# START OF The data

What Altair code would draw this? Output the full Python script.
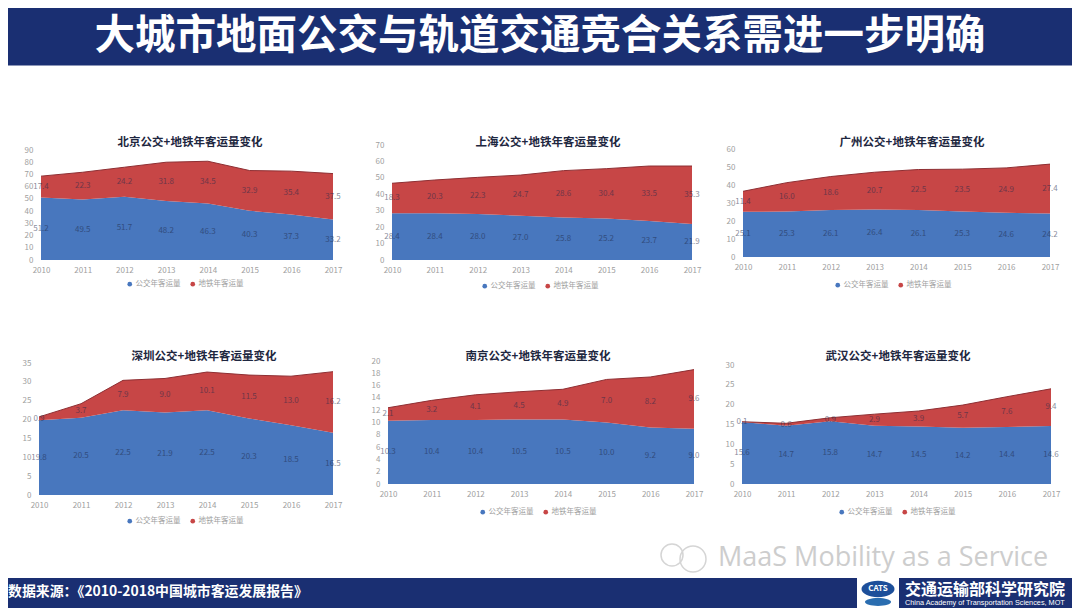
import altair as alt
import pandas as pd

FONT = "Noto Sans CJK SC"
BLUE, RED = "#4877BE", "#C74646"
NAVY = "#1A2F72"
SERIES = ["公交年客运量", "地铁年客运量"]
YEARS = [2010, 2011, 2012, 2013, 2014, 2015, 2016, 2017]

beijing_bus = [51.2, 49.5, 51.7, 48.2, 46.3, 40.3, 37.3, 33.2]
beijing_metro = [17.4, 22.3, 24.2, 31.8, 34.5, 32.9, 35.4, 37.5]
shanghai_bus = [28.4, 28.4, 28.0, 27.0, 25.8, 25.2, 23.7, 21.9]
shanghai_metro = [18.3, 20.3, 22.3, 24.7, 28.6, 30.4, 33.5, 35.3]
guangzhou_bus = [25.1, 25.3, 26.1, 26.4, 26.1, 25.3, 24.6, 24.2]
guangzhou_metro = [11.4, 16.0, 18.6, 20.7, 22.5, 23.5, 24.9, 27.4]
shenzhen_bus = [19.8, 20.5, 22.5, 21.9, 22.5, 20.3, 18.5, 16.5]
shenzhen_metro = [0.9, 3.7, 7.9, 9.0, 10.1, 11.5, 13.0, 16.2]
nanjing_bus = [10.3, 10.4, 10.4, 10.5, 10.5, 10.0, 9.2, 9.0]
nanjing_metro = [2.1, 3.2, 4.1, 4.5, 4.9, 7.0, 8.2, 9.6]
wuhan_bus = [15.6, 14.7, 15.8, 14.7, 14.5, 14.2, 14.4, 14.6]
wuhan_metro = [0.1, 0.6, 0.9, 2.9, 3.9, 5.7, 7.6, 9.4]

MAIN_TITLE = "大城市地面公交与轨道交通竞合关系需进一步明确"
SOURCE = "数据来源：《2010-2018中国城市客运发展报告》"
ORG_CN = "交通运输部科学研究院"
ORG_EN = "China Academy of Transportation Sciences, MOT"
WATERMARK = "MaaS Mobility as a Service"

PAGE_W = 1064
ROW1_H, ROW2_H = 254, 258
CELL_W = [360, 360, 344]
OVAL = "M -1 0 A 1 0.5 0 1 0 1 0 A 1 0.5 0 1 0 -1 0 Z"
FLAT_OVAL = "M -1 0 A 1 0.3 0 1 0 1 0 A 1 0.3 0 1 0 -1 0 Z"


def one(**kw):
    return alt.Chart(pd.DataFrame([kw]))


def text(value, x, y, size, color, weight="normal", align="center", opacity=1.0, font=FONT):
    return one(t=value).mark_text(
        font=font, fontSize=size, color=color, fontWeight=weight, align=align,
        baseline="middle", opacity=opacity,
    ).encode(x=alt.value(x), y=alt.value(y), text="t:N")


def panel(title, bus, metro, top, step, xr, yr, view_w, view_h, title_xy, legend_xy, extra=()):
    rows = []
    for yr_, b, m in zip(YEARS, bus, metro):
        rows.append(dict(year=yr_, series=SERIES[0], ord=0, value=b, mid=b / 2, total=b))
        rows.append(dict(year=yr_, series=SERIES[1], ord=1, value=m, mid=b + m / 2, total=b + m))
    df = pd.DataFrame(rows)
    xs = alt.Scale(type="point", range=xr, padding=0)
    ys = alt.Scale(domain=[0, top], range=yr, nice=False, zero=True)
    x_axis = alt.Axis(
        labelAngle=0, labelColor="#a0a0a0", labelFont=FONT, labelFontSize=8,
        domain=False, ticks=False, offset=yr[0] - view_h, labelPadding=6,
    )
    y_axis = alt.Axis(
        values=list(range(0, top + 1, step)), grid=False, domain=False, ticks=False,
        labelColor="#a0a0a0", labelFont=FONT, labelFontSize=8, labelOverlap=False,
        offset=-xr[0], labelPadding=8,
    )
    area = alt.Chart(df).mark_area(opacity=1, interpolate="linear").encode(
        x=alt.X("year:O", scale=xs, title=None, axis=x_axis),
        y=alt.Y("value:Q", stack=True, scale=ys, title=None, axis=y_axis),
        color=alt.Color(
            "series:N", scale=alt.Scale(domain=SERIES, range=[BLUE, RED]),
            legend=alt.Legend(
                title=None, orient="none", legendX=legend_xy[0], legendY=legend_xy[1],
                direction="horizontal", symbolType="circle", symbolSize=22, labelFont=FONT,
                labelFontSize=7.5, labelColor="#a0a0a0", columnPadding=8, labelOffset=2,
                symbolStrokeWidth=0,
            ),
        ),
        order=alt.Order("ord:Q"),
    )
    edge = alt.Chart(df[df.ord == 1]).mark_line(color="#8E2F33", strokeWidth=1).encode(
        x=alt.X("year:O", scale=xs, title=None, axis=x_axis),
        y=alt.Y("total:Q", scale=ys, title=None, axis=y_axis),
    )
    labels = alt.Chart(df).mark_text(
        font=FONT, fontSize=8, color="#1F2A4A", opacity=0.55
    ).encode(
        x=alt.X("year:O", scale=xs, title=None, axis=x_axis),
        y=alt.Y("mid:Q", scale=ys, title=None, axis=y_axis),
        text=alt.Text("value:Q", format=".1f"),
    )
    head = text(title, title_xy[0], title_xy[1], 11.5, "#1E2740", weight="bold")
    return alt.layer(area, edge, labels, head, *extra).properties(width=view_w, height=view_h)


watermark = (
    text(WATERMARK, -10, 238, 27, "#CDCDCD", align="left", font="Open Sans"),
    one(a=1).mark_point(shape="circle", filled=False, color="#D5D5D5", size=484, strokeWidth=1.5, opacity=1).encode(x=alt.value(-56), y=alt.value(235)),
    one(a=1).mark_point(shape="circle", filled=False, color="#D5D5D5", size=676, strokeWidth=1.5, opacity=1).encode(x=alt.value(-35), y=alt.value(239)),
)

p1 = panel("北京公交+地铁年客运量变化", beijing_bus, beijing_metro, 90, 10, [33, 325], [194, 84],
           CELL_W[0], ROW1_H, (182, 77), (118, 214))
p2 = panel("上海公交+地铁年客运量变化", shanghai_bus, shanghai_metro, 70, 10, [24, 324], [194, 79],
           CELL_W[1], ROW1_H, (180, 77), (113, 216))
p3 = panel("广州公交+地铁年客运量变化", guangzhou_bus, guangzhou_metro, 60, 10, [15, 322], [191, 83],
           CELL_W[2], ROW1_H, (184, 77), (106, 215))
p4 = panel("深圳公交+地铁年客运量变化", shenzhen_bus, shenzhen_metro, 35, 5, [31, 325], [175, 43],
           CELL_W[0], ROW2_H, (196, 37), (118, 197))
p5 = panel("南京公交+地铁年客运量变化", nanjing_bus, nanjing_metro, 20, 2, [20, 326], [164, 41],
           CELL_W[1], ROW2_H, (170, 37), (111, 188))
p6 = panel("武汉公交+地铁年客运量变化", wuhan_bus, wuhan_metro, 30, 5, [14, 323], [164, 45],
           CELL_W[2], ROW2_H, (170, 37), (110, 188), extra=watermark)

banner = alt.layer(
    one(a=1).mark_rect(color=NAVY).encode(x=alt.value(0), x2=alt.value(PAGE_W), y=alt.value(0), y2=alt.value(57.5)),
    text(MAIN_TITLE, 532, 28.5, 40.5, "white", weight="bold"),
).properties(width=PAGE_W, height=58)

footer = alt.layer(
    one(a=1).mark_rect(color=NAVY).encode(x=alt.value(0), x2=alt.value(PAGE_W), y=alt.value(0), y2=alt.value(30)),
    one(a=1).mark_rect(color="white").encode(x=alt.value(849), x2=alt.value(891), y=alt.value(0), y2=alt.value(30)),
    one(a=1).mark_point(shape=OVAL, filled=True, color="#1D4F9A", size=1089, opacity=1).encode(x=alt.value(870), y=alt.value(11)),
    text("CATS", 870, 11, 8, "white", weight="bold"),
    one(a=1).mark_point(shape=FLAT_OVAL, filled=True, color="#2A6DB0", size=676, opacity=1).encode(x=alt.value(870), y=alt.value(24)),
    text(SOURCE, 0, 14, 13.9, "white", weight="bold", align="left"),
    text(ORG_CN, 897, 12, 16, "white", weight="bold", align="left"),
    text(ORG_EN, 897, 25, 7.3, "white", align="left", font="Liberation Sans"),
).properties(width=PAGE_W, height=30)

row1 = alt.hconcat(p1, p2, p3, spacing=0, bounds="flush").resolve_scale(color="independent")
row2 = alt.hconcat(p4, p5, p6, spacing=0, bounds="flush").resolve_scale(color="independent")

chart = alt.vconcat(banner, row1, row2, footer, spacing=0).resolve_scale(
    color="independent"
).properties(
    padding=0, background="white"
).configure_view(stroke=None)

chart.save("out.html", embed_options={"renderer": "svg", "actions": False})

# END OF The data
# START OF The data

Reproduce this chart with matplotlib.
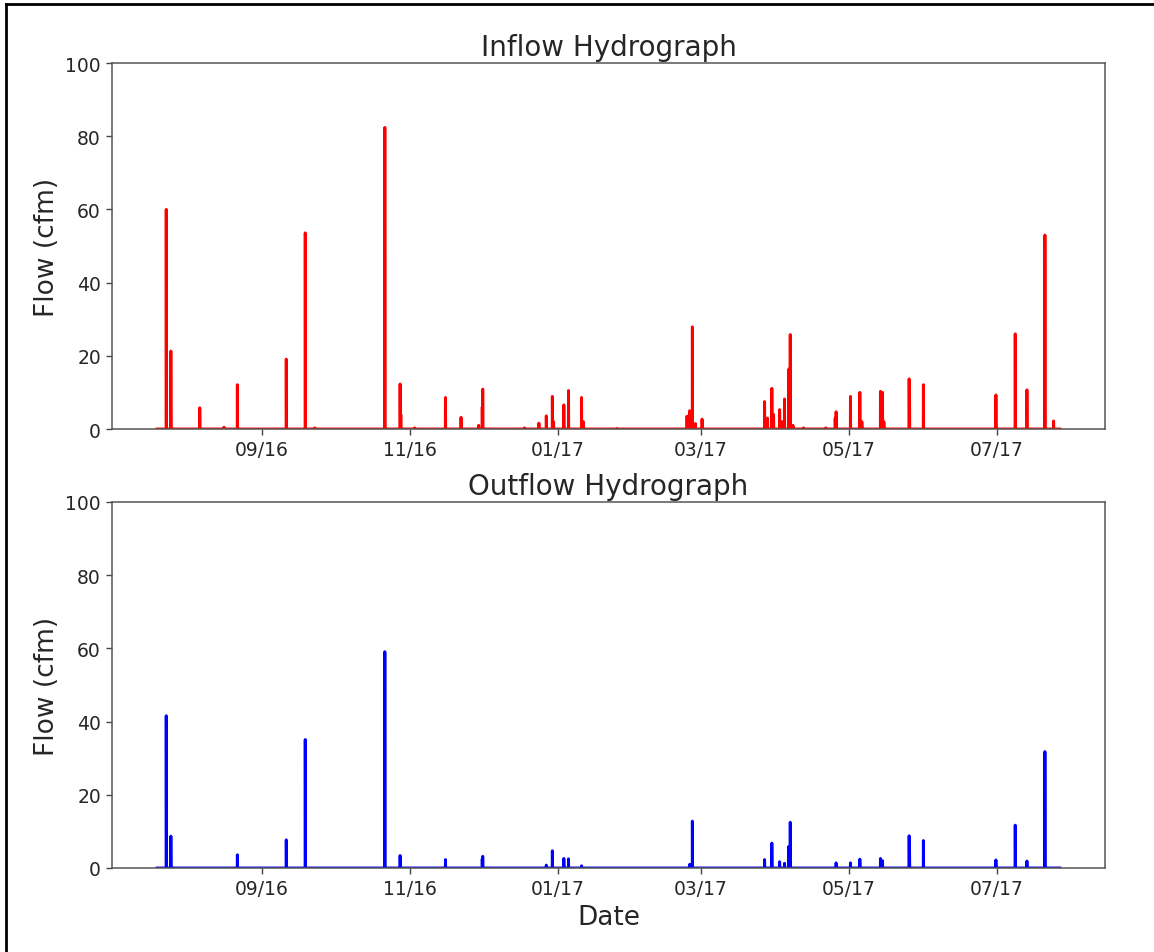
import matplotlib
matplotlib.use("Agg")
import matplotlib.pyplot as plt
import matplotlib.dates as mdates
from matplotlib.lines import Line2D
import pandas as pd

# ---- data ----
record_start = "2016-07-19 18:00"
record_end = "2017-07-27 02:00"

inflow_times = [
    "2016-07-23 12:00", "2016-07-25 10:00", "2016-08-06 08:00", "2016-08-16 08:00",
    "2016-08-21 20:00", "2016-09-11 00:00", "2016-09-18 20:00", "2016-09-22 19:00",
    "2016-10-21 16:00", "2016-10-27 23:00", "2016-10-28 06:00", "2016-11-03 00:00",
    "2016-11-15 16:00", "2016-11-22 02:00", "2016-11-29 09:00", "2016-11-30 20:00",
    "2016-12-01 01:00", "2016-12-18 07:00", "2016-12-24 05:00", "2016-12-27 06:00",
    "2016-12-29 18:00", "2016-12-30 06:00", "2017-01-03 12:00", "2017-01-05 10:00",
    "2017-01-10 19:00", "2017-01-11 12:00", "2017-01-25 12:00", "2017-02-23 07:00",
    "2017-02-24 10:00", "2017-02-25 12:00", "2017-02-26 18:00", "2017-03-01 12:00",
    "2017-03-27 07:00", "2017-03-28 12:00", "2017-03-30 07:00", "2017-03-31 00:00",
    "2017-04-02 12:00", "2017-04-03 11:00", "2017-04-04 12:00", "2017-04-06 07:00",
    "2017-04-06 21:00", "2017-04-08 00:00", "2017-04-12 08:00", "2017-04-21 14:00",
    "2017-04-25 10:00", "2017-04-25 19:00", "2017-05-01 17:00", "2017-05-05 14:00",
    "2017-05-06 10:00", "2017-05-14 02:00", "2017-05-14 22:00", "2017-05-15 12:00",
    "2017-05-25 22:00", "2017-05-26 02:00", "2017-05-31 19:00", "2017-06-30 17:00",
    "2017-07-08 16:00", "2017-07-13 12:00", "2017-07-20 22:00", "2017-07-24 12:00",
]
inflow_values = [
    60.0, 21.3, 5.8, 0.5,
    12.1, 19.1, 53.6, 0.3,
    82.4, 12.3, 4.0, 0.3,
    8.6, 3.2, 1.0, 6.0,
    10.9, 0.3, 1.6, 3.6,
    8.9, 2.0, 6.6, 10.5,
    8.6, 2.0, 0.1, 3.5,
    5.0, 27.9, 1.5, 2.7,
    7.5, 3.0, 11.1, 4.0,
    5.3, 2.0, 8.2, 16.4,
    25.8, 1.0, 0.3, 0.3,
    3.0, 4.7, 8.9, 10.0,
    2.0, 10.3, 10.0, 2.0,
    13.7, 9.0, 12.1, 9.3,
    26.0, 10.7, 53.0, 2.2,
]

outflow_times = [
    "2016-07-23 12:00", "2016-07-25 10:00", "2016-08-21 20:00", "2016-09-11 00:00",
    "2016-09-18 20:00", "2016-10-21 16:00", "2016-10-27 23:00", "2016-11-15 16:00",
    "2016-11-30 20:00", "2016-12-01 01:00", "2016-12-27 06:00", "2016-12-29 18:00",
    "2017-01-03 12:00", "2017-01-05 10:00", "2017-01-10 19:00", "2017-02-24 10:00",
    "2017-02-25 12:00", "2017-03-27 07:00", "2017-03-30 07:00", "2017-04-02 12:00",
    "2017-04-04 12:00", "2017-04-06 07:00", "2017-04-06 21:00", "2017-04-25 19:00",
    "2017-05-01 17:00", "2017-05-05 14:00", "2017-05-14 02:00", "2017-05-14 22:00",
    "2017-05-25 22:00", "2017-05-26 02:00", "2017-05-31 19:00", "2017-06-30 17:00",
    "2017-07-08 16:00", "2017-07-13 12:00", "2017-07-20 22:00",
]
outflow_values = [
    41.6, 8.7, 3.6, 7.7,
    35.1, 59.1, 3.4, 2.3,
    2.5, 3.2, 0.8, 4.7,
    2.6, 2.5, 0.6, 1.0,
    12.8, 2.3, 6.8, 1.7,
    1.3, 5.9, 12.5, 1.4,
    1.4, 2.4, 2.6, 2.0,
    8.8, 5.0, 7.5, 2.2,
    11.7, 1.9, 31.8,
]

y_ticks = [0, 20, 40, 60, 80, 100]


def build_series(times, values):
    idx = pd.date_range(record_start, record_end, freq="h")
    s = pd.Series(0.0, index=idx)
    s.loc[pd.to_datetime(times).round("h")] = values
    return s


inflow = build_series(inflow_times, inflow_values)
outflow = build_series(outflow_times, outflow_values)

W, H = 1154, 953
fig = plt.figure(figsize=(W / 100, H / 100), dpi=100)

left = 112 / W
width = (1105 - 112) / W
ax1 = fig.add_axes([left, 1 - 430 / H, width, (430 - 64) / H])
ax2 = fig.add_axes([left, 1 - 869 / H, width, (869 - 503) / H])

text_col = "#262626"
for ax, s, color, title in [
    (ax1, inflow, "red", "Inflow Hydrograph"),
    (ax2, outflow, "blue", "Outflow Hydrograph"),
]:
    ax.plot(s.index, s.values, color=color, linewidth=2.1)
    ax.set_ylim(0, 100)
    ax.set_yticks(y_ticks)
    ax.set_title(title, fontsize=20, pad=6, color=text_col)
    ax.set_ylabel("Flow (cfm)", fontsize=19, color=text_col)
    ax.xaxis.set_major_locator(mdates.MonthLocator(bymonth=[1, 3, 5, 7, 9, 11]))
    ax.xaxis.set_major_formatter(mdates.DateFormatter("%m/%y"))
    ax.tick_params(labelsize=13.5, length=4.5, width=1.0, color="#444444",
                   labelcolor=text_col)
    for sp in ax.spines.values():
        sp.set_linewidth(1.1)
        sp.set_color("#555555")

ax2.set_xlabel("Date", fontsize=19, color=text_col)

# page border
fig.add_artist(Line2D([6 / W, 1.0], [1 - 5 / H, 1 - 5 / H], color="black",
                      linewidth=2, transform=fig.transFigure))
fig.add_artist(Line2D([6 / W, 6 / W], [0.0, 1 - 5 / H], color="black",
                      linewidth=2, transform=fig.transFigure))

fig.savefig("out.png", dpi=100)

# END OF The data

:: The task ::
Leave out every picture, then retype exactly the lines from the one containing "What Altair code" through the one containing "return alt.Chart(pd.DataFrame([kw]))".

:: Full solution ::
What Altair code would draw this? Output the full Python script.
import altair as alt
import pandas as pd

FONT = "Noto Sans CJK SC"
BLUE, RED = "#4877BE", "#C74646"
NAVY = "#1A2F72"
SERIES = ["公交年客运量", "地铁年客运量"]
YEARS = [2010, 2011, 2012, 2013, 2014, 2015, 2016, 2017]

beijing_bus = [51.2, 49.5, 51.7, 48.2, 46.3, 40.3, 37.3, 33.2]
beijing_metro = [17.4, 22.3, 24.2, 31.8, 34.5, 32.9, 35.4, 37.5]
shanghai_bus = [28.4, 28.4, 28.0, 27.0, 25.8, 25.2, 23.7, 21.9]
shanghai_metro = [18.3, 20.3, 22.3, 24.7, 28.6, 30.4, 33.5, 35.3]
guangzhou_bus = [25.1, 25.3, 26.1, 26.4, 26.1, 25.3, 24.6, 24.2]
guangzhou_metro = [11.4, 16.0, 18.6, 20.7, 22.5, 23.5, 24.9, 27.4]
shenzhen_bus = [19.8, 20.5, 22.5, 21.9, 22.5, 20.3, 18.5, 16.5]
shenzhen_metro = [0.9, 3.7, 7.9, 9.0, 10.1, 11.5, 13.0, 16.2]
nanjing_bus = [10.3, 10.4, 10.4, 10.5, 10.5, 10.0, 9.2, 9.0]
nanjing_metro = [2.1, 3.2, 4.1, 4.5, 4.9, 7.0, 8.2, 9.6]
wuhan_bus = [15.6, 14.7, 15.8, 14.7, 14.5, 14.2, 14.4, 14.6]
wuhan_metro = [0.1, 0.6, 0.9, 2.9, 3.9, 5.7, 7.6, 9.4]

MAIN_TITLE = "大城市地面公交与轨道交通竞合关系需进一步明确"
SOURCE = "数据来源：《2010-2018中国城市客运发展报告》"
ORG_CN = "交通运输部科学研究院"
ORG_EN = "China Academy of Transportation Sciences, MOT"
WATERMARK = "MaaS Mobility as a Service"

PAGE_W = 1064
ROW1_H, ROW2_H = 254, 258
CELL_W = [360, 360, 344]
OVAL = "M -1 0 A 1 0.5 0 1 0 1 0 A 1 0.5 0 1 0 -1 0 Z"
FLAT_OVAL = "M -1 0 A 1 0.3 0 1 0 1 0 A 1 0.3 0 1 0 -1 0 Z"


def one(**kw):
    return alt.Chart(pd.DataFrame([kw]))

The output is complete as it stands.